**Data:**
───
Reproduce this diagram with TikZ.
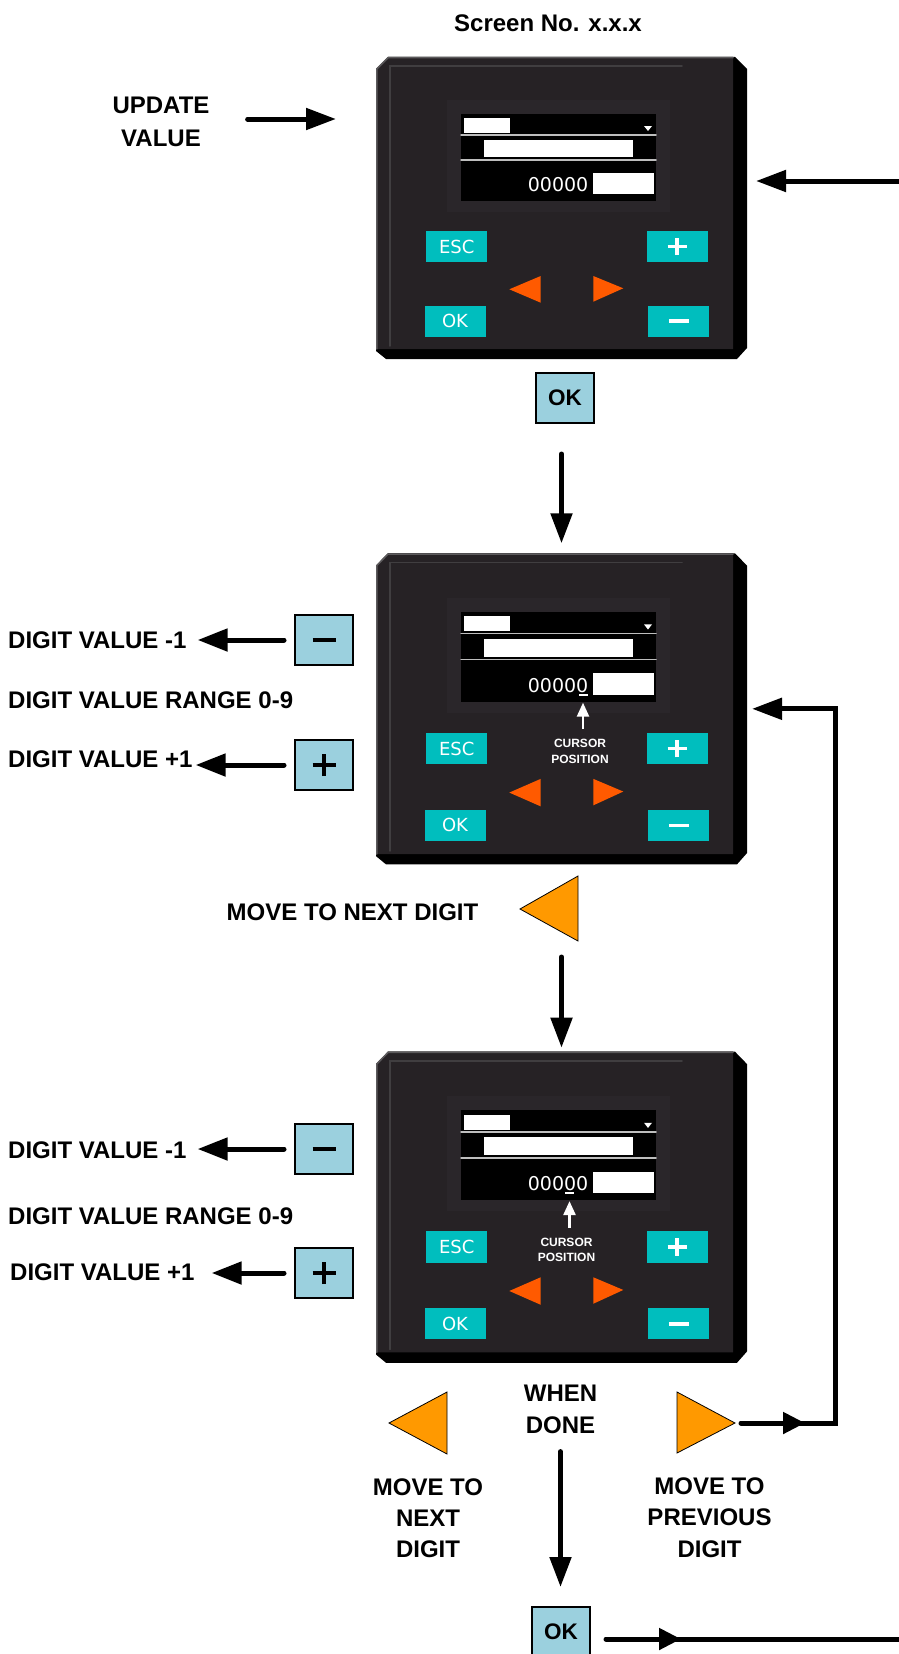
───
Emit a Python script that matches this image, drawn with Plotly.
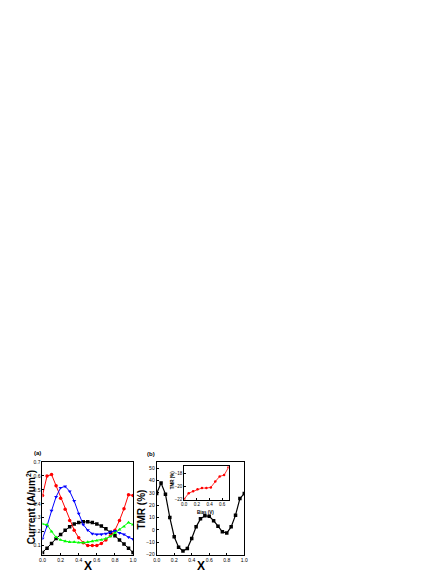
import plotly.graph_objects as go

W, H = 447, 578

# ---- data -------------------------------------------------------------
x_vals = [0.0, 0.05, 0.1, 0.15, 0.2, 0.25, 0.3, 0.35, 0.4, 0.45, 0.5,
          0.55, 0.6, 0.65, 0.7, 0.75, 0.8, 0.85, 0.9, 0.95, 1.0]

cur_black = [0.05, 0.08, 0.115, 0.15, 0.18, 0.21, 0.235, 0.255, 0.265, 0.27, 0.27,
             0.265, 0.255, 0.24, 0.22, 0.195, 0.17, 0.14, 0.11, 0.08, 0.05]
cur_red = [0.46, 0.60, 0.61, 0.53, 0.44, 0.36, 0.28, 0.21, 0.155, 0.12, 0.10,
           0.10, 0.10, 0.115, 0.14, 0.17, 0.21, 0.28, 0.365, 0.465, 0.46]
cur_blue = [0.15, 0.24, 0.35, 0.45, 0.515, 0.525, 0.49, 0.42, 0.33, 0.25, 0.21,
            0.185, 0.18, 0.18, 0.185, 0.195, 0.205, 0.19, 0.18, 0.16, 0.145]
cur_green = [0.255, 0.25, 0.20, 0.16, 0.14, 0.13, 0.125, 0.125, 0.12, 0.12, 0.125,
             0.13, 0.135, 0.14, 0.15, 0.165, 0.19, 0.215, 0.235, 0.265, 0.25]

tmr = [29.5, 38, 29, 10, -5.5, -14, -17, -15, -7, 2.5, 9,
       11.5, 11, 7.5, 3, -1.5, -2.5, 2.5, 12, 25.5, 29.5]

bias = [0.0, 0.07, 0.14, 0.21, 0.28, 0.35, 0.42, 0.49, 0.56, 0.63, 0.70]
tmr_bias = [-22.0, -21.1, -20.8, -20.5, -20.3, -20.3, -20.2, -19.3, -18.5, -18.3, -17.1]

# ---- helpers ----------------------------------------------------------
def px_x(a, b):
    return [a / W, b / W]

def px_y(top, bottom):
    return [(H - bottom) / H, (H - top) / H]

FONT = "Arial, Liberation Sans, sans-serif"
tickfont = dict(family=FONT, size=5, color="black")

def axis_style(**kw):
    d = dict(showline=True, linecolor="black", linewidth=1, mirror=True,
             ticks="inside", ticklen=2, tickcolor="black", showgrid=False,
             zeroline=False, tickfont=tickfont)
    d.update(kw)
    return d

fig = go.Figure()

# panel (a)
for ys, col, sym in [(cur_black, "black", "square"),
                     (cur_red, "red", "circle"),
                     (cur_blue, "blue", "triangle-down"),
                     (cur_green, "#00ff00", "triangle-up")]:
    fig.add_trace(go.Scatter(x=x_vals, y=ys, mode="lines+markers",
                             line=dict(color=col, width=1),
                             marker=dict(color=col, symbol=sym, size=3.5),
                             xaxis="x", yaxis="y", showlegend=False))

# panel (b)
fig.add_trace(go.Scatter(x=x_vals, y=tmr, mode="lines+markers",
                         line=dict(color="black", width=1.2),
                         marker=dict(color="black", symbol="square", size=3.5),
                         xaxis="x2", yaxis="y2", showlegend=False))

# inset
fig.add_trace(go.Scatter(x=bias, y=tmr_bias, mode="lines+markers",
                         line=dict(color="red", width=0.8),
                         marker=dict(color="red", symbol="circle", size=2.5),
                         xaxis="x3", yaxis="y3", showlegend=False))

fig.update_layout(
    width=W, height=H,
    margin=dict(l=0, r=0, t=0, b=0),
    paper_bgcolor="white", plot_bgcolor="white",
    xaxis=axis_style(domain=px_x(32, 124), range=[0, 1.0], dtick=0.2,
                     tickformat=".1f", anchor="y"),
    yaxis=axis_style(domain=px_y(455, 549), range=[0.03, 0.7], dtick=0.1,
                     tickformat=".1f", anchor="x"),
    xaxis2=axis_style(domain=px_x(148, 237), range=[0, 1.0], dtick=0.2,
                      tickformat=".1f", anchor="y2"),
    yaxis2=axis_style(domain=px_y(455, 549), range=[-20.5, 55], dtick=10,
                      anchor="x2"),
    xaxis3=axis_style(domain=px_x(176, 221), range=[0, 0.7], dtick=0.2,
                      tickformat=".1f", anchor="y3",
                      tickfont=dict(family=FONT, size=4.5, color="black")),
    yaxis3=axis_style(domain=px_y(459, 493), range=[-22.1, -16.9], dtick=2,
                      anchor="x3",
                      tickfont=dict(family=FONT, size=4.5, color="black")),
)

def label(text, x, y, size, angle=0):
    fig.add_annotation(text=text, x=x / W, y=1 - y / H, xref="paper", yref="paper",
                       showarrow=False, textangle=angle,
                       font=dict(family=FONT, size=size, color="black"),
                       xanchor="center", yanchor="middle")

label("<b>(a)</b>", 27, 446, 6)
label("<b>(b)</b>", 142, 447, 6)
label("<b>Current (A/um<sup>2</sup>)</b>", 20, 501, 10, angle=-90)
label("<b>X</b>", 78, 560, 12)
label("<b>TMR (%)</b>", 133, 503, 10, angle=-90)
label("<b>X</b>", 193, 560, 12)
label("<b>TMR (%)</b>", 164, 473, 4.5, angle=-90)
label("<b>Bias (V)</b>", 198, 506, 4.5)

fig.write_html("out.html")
───
Omit the pictures. Extract exactly the lines that begin with the one holding "Emit a Python" and end with the one holding "return [(H - bottom) / H, (H - top) / H]", inclusive.

Emit a Python script that matches this image, drawn with Plotly.
import plotly.graph_objects as go

W, H = 447, 578

# ---- data -------------------------------------------------------------
x_vals = [0.0, 0.05, 0.1, 0.15, 0.2, 0.25, 0.3, 0.35, 0.4, 0.45, 0.5,
          0.55, 0.6, 0.65, 0.7, 0.75, 0.8, 0.85, 0.9, 0.95, 1.0]

cur_black = [0.05, 0.08, 0.115, 0.15, 0.18, 0.21, 0.235, 0.255, 0.265, 0.27, 0.27,
             0.265, 0.255, 0.24, 0.22, 0.195, 0.17, 0.14, 0.11, 0.08, 0.05]
cur_red = [0.46, 0.60, 0.61, 0.53, 0.44, 0.36, 0.28, 0.21, 0.155, 0.12, 0.10,
           0.10, 0.10, 0.115, 0.14, 0.17, 0.21, 0.28, 0.365, 0.465, 0.46]
cur_blue = [0.15, 0.24, 0.35, 0.45, 0.515, 0.525, 0.49, 0.42, 0.33, 0.25, 0.21,
            0.185, 0.18, 0.18, 0.185, 0.195, 0.205, 0.19, 0.18, 0.16, 0.145]
cur_green = [0.255, 0.25, 0.20, 0.16, 0.14, 0.13, 0.125, 0.125, 0.12, 0.12, 0.125,
             0.13, 0.135, 0.14, 0.15, 0.165, 0.19, 0.215, 0.235, 0.265, 0.25]

tmr = [29.5, 38, 29, 10, -5.5, -14, -17, -15, -7, 2.5, 9,
       11.5, 11, 7.5, 3, -1.5, -2.5, 2.5, 12, 25.5, 29.5]

bias = [0.0, 0.07, 0.14, 0.21, 0.28, 0.35, 0.42, 0.49, 0.56, 0.63, 0.70]
tmr_bias = [-22.0, -21.1, -20.8, -20.5, -20.3, -20.3, -20.2, -19.3, -18.5, -18.3, -17.1]

# ---- helpers ----------------------------------------------------------
def px_x(a, b):
    return [a / W, b / W]

def px_y(top, bottom):
    return [(H - bottom) / H, (H - top) / H]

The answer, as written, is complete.